Call to lift the bar on licences
BEAUFORT Street Merchant owner Scott Taylor has had to “jump through hoops” to apply for liquor licences for his three businesses.
The small business owner has backed the WA Labor Party’s commitment to relax the Liquor Licensing policy if elected in 2017.
Mr Taylor said he wanted more flexible liquor licensing laws that don’t require operators to “jump through hoops”.
“It is the very definition of a nanny state,” he said.
“We are not going to descend into chaos and anarchy if someone has a glass of wine after 12.30am at a bar.”
In response to the City of Subiaco’s new Liquor Licensing Policy last year, Llama Bar owner Tim Monaghan said “relaxing the barriers to entry” for new bars was the key to Subiaco regaining its status as a vibrant suburb.
Mayor Heather Henderson said the City’s policy was a priority to help encourage entrepreneurs to consider Subiaco for new business.
“It frees up the bureaucracy that has surrounded this for quite some time,” she said.
Mr Taylor currently has liquor licence applications pending for Beaufort Street Merchant, Enrique’s School for to Bullfighting and a small speakeasy themed bar with the working name, Jnr.
“I submitted the application on December 23,” he said. “I would expect approval within three months but I’m sure there will be some conditions.”
Opposition Leader Mark McGowan said he wanted to “throw open the doors” to make it easier for small bars and restaurants to get liquor licences.
“If we want a more vibrant culture in our city and communities, we need to move away from this one- size- fits- all approach to liquor licensing,” he said.

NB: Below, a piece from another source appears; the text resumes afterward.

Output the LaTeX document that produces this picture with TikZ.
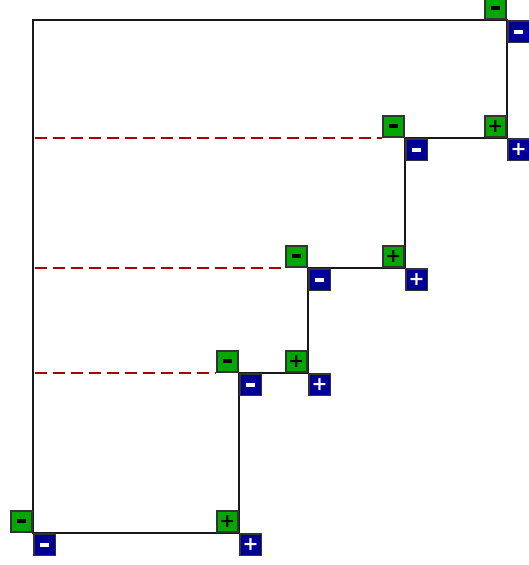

If elected in 2017, Mr McGowan said he would make changes to the Liquor Control Act 1988 to give the same legal weight to tourism bodies as the Police Commissioner and Public Health executive director.
Racing and Gaming Minister Colin Holt said it was not possible to legislate to restrict police from making objections or intervening in liquor licensing.
“The ability for WA Police to intervene or object is an important and necessary part of the liquor licensing process as this is the means by which the Director of Liquor Licensing can gain access to the full range of information needed to conduct a proper public interest assessment,” he said.
Australian Hotels Association WA chief executive Bradley Woods said the WA Police and Department of Public Health’s ongoing objections to licences were a barrier to advancing tourism in WA.